------ RAW DATA
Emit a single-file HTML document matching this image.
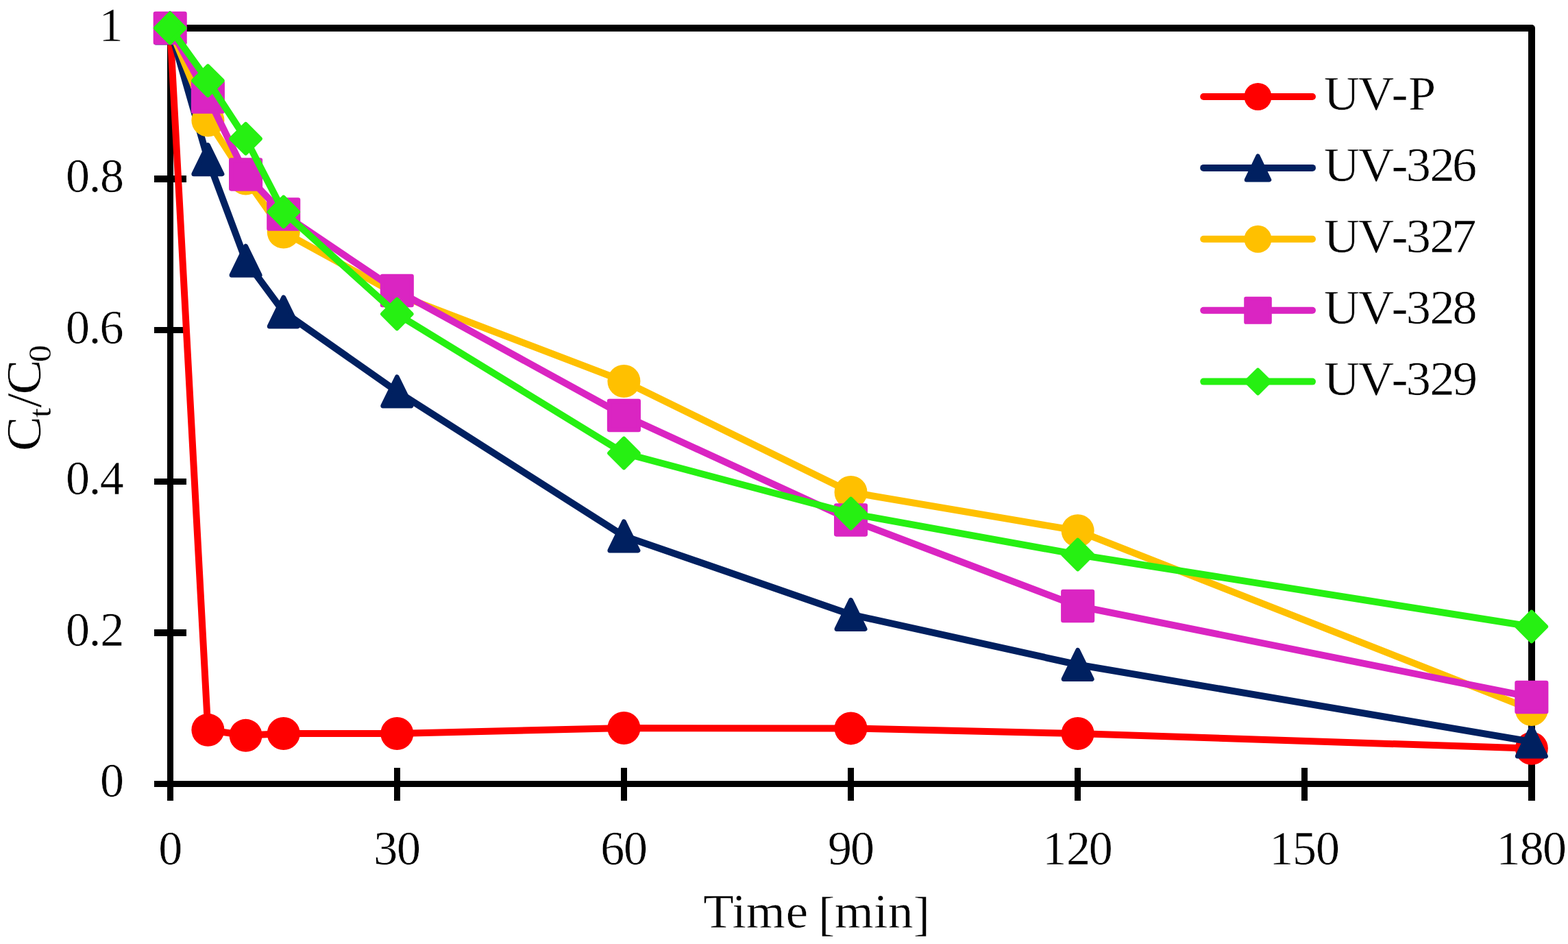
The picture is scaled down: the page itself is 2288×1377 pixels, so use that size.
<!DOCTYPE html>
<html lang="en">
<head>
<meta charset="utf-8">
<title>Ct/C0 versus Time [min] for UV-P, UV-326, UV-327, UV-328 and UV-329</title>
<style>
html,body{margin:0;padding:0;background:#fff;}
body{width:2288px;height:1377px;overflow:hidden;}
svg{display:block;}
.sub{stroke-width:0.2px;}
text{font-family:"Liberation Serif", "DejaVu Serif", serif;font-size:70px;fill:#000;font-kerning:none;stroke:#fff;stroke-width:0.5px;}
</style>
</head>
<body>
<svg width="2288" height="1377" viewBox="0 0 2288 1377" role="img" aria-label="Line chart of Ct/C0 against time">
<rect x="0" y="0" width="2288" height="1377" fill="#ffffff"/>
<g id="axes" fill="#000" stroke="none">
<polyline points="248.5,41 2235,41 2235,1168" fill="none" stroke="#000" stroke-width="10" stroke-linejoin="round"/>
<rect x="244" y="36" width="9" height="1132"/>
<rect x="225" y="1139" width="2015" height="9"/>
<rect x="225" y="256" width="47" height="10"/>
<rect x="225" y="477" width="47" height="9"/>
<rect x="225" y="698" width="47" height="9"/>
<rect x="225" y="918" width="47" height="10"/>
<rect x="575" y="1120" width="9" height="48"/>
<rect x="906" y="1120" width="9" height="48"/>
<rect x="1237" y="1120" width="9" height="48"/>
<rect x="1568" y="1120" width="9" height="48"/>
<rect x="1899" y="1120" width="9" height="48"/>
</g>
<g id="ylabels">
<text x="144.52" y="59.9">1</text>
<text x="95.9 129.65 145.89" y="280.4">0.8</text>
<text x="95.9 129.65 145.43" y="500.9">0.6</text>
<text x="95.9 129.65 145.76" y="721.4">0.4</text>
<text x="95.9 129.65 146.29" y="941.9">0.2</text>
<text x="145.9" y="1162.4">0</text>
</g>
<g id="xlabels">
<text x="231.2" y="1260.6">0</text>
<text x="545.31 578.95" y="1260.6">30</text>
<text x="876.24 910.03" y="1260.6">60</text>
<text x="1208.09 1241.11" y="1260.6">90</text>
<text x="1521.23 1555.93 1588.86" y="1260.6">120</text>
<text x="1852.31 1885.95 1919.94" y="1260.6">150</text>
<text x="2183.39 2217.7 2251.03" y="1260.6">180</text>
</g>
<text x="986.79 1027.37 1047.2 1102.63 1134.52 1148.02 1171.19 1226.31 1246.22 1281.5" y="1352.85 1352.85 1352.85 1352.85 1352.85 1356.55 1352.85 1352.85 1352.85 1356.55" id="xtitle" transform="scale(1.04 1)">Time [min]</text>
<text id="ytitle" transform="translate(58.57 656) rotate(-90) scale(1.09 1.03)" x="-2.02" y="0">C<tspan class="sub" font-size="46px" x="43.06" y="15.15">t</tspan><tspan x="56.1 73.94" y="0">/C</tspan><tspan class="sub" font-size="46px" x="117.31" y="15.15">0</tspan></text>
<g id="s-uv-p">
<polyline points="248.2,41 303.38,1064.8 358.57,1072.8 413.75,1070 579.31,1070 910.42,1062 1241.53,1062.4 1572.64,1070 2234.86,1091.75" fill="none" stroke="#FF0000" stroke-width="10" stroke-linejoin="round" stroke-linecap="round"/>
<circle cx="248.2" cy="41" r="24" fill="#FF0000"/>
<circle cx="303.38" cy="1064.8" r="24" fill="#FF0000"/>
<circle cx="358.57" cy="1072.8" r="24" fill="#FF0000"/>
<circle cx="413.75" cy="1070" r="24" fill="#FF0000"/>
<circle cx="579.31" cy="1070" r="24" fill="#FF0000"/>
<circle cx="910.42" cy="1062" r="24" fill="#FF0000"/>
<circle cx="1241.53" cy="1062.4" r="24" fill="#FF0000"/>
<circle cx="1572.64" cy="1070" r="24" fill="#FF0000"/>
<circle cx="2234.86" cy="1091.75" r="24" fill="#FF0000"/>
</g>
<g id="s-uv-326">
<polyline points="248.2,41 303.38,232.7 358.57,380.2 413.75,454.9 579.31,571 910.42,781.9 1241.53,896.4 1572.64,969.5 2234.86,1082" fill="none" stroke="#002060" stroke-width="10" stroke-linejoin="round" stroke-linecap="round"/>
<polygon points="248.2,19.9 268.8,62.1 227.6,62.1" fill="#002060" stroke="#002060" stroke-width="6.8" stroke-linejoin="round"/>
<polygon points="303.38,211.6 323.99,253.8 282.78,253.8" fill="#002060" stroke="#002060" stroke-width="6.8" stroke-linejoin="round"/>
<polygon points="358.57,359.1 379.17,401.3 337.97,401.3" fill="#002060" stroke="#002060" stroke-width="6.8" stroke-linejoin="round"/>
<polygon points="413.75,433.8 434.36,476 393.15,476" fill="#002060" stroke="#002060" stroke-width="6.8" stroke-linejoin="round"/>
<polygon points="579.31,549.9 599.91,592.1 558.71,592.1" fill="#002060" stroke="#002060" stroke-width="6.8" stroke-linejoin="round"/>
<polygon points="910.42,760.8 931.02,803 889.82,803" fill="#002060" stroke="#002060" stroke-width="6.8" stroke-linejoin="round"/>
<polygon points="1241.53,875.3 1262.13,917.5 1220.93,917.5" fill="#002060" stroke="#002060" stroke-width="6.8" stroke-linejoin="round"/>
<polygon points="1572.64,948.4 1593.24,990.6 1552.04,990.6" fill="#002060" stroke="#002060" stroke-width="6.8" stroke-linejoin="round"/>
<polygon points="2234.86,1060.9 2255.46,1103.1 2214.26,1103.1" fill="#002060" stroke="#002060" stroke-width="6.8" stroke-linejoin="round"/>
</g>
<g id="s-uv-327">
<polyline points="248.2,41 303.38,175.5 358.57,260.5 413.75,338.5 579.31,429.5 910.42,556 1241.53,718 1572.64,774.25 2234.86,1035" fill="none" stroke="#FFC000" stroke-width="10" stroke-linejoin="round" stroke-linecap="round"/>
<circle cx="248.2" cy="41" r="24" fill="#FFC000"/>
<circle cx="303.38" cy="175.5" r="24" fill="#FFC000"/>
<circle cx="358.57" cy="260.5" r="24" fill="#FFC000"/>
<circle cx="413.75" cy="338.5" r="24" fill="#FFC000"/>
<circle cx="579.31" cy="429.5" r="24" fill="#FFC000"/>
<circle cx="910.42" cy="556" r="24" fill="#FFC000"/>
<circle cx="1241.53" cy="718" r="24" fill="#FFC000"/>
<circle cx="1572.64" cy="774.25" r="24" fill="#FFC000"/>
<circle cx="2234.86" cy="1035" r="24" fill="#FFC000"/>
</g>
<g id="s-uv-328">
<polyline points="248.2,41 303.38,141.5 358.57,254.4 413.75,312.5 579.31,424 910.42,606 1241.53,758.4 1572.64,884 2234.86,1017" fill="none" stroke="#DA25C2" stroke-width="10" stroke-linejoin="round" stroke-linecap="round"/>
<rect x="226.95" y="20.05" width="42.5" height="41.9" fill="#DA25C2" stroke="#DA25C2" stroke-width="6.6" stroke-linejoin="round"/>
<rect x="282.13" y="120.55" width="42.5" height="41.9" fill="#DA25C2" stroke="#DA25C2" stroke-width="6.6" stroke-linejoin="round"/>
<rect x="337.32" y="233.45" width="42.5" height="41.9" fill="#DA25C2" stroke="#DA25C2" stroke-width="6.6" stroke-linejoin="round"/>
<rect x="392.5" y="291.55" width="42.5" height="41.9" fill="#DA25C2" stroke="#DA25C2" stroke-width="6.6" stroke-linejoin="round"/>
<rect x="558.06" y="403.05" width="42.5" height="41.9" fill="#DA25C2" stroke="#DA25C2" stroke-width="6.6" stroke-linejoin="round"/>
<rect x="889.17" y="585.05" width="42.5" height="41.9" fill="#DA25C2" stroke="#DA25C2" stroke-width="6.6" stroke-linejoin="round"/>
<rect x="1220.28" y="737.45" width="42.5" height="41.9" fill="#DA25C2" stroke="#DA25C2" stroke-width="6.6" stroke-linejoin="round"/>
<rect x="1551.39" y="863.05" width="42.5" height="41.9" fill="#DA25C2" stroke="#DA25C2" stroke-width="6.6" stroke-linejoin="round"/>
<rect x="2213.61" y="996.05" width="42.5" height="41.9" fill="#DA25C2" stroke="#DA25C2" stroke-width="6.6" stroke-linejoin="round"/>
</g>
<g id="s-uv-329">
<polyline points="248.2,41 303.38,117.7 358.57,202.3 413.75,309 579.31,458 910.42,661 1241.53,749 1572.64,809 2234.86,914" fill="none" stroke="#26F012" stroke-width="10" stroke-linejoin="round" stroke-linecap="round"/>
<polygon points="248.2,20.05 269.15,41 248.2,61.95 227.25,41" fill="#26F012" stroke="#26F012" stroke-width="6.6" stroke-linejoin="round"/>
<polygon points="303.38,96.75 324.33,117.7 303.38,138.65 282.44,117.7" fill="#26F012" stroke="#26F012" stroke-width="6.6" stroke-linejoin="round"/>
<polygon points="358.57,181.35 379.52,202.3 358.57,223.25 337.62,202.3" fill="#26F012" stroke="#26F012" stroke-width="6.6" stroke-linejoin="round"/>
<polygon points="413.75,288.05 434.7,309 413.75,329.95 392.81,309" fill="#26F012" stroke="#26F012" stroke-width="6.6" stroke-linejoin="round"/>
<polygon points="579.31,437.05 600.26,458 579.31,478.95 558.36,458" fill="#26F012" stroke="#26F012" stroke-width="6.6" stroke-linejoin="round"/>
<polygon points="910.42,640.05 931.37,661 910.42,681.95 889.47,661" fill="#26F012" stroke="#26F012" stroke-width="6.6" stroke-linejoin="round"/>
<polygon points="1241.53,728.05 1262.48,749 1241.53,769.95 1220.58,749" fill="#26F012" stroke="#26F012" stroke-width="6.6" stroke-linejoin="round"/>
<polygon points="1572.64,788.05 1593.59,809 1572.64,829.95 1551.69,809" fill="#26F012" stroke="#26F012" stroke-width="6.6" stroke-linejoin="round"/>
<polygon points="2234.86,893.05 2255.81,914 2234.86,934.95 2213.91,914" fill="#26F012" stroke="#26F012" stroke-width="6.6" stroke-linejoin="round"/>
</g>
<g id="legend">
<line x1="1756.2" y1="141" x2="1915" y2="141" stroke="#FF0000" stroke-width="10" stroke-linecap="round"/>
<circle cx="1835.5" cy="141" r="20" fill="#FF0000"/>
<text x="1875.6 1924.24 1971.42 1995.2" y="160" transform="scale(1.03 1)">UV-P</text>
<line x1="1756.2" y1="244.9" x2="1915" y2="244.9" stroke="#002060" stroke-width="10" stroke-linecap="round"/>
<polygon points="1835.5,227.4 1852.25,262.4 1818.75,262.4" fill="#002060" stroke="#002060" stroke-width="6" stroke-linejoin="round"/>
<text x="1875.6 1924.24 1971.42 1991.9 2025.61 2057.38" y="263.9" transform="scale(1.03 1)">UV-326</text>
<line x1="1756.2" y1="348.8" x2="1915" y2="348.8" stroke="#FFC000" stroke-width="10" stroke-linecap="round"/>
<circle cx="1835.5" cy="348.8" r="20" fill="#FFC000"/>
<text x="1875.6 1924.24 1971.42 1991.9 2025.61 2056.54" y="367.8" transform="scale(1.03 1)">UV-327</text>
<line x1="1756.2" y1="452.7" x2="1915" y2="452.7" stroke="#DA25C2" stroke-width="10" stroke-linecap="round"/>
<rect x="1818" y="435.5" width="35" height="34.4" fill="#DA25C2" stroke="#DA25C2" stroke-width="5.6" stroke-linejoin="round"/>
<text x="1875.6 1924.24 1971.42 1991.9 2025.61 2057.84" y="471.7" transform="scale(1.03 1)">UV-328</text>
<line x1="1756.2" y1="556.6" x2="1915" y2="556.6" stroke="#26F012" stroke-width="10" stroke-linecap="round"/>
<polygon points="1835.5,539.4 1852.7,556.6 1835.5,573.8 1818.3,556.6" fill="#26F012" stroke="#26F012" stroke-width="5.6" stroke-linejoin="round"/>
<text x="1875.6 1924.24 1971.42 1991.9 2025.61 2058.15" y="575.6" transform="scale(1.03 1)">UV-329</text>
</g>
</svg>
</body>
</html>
------------
Copy every line above that includes the string "size".

EXPECTED ANSWER
The picture is scaled down: the page itself is 2288×1377 pixels, so use that size.
text{font-family:"Liberation Serif", "DejaVu Serif", serif;font-size:70px;fill:#000;font-kerning:none;stroke:#fff;stroke-width:0.5px;}
<text id="ytitle" transform="translate(58.57 656) rotate(-90) scale(1.09 1.03)" x="-2.02" y="0">C<tspan class="sub" font-size="46px" x="43.06" y="15.15">t</tspan><tspan x="56.1 73.94" y="0">/C</tspan><tspan class="sub" font-size="46px" x="117.31" y="15.15">0</tspan></text>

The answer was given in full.